▶ _Do this_:
Print every line of the listing exactly, please.

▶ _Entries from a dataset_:
+++
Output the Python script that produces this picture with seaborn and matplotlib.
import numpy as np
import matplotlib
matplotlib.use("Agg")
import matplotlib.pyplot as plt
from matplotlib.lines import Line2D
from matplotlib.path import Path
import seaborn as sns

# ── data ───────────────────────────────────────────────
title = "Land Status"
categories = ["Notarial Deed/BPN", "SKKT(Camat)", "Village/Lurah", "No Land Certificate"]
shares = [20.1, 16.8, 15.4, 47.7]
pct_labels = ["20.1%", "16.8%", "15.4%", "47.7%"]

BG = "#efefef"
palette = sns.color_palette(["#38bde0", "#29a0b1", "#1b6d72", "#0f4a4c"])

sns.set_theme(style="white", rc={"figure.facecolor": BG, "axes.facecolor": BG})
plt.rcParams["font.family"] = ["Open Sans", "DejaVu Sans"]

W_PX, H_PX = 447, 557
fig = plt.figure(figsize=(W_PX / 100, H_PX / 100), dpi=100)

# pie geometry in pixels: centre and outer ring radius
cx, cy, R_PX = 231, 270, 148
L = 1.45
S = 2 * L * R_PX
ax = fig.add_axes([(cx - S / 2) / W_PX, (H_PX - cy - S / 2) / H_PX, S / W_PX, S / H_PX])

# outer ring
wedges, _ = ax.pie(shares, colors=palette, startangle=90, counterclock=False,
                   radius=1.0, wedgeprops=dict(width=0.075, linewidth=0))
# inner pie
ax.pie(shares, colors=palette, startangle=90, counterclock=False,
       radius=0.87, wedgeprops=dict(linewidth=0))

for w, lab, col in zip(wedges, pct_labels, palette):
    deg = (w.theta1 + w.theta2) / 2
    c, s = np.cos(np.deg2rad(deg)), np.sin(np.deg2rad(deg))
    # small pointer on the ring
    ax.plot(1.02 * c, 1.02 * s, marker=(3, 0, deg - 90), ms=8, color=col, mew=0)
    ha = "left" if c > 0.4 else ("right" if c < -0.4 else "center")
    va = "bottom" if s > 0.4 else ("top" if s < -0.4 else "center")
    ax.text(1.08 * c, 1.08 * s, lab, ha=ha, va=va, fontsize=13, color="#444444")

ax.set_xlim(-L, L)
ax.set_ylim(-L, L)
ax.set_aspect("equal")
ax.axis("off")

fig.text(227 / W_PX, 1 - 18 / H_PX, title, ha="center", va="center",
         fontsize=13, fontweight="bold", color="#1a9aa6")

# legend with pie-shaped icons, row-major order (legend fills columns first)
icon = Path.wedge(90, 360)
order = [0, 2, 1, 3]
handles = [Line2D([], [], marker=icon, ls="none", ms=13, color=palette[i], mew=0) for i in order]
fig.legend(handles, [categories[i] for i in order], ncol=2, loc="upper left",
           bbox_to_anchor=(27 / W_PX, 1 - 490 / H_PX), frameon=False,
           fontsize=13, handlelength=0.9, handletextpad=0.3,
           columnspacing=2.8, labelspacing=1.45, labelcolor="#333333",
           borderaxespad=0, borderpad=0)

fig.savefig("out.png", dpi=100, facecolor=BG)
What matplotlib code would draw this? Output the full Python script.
+++
▶ _Written reply_:
Output the Python script that produces this picture with seaborn and matplotlib.
import numpy as np
import matplotlib
matplotlib.use("Agg")
import matplotlib.pyplot as plt
from matplotlib.lines import Line2D
from matplotlib.path import Path
import seaborn as sns

# ── data ───────────────────────────────────────────────
title = "Land Status"
categories = ["Notarial Deed/BPN", "SKKT(Camat)", "Village/Lurah", "No Land Certificate"]
shares = [20.1, 16.8, 15.4, 47.7]
pct_labels = ["20.1%", "16.8%", "15.4%", "47.7%"]

BG = "#efefef"
palette = sns.color_palette(["#38bde0", "#29a0b1", "#1b6d72", "#0f4a4c"])

sns.set_theme(style="white", rc={"figure.facecolor": BG, "axes.facecolor": BG})
plt.rcParams["font.family"] = ["Open Sans", "DejaVu Sans"]

W_PX, H_PX = 447, 557
fig = plt.figure(figsize=(W_PX / 100, H_PX / 100), dpi=100)

# pie geometry in pixels: centre and outer ring radius
cx, cy, R_PX = 231, 270, 148
L = 1.45
S = 2 * L * R_PX
ax = fig.add_axes([(cx - S / 2) / W_PX, (H_PX - cy - S / 2) / H_PX, S / W_PX, S / H_PX])

# outer ring
wedges, _ = ax.pie(shares, colors=palette, startangle=90, counterclock=False,
                   radius=1.0, wedgeprops=dict(width=0.075, linewidth=0))
# inner pie
ax.pie(shares, colors=palette, startangle=90, counterclock=False,
       radius=0.87, wedgeprops=dict(linewidth=0))

for w, lab, col in zip(wedges, pct_labels, palette):
    deg = (w.theta1 + w.theta2) / 2
    c, s = np.cos(np.deg2rad(deg)), np.sin(np.deg2rad(deg))
    # small pointer on the ring
    ax.plot(1.02 * c, 1.02 * s, marker=(3, 0, deg - 90), ms=8, color=col, mew=0)
    ha = "left" if c > 0.4 else ("right" if c < -0.4 else "center")
    va = "bottom" if s > 0.4 else ("top" if s < -0.4 else "center")
    ax.text(1.08 * c, 1.08 * s, lab, ha=ha, va=va, fontsize=13, color="#444444")

ax.set_xlim(-L, L)
ax.set_ylim(-L, L)
ax.set_aspect("equal")
ax.axis("off")

fig.text(227 / W_PX, 1 - 18 / H_PX, title, ha="center", va="center",
         fontsize=13, fontweight="bold", color="#1a9aa6")

# legend with pie-shaped icons, row-major order (legend fills columns first)
icon = Path.wedge(90, 360)
order = [0, 2, 1, 3]
handles = [Line2D([], [], marker=icon, ls="none", ms=13, color=palette[i], mew=0) for i in order]
fig.legend(handles, [categories[i] for i in order], ncol=2, loc="upper left",
           bbox_to_anchor=(27 / W_PX, 1 - 490 / H_PX), frameon=False,
           fontsize=13, handlelength=0.9, handletextpad=0.3,
           columnspacing=2.8, labelspacing=1.45, labelcolor="#333333",
           borderaxespad=0, borderpad=0)

fig.savefig("out.png", dpi=100, facecolor=BG)
What matplotlib code would draw this? Output the full Python script.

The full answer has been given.